I knew there would be some rime ice with overnight freezing fog but hadn't planned on the stratus above it departing so early in the day. So I slept in. I woke up, looked out and was pretty surprised. Said "crap" and flew out the door. Eventually wound up over at Desoto NWR. Good thing.
It was pretty darn ridiculous over there. Most amazing is the fact the water isn't froze over in early February. It was also steaming, which is also amazing to consider. If only I had been there sooner. It was nearing 10 a.m. as I got there. The one area was like glass. It is a big time feat to have glass calm water in February that is, well, water, and have it be steaming. This stuff will freeze over quite readily on one cold night. The stratus must have cleared very late in the night or very early morning, long enough to allow temps to plummet to lower 10s but not soon enough to have the calm water freezing over. It was more or less in the process of becoming ice and I think you can see it in some images.
I had to run down to the shore to get some vegetation out of the shot. As I did so, this pair of Canadian Geese moved out into the water. I'm pretty darn sure that stuff they are swimming into is the thinnest of ice, brand new ice forming.

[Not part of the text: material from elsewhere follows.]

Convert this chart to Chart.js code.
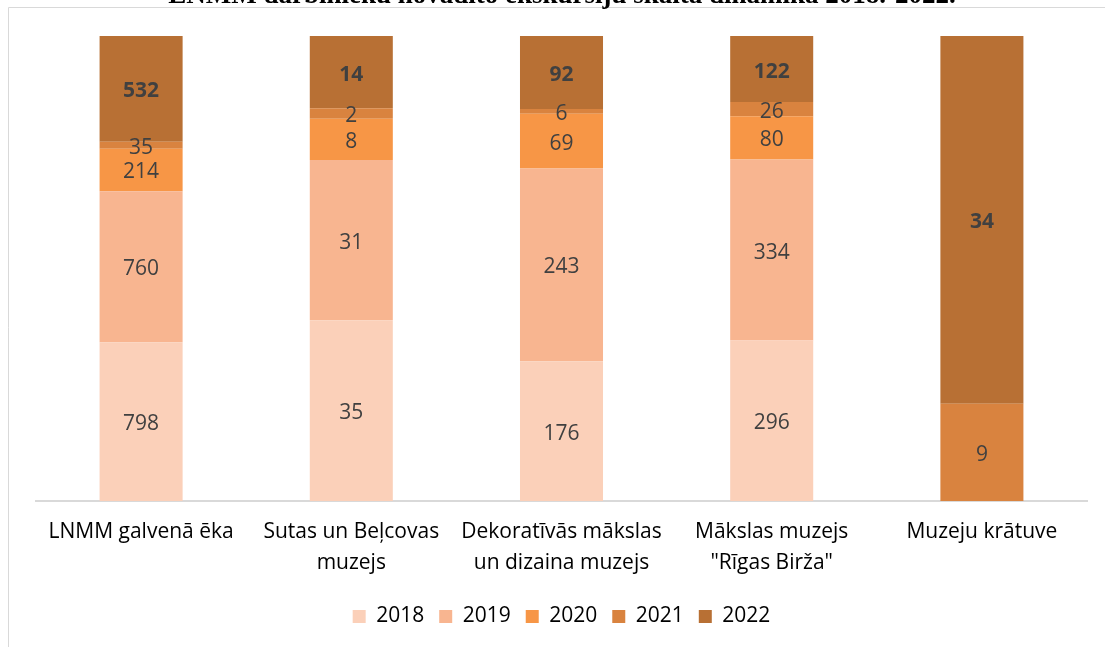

Slightly cool looking. Luck to be there? Maybe. Probably more along the lines of a lot of trying. I had first left and drove to my parent's place in the hills. Not happy with scenes there, I thought about the flats and how they usually have the thickest frost. Soon into getting over there I thought about possible scenes in Desoto. I then wound up here. I almost didn't even head out, as I figured as late as I was, the frost would be rapidly falling off in the sun light. I flew out the door anyway and wound up here in time. It'd have been easy to chalk up the "miss" and stayed home.
I can't help but feel this scene is going to be nearly impossible to get again. It's fairly tricky to get the thick frost, but not way crazy. It's easy enough. Getting it with open waters in winter is a little more tricky. Getting it with dead calm glass open water, as easy as this crap will freeze over over night....well this is all just not likely or easily repeatable I don't think. Stratus kept temps from plummeting till late when it left, or this would for sure be ice. I couldn't believe I was seeing steam as I went in there. Air temp has to be a good bit below the water temp, which is for sure right near 32F, and so if that is the case with it being calm, it was going to be readily freezing over. By now though the steam was only really evident when looking more at the sun, which didn't work for the frost. I'm sure it would have been better had I been here sooner. That would be an almost impossible scene if you tossed steam into this. I guess maybe if you had an early snow and frost while water was still warm.
11 photos stitched. Click to see it somewhat bigger. This at full size would be ginormous. You could print this at 20 inches tall by several feet long. I did some vertical shots that if they stitched well could go even bigger. Not sure I got them all level enough to stitch well. Not really needed anyway, given how big this one could go.
Click to go a tiny big larger.
You could make some really cool waves by stepping on this thin ice. My foot eventually went through it into the water. It wouldn't matter by later anyway, as I was soaked from messing around in the snow.
That may all be extremely thin new ice there. Notice the abrupt line part way off shore in the water.
Found these guys had moved closer to the other shore. Slightly cool scene with the frost and snow as the back drop.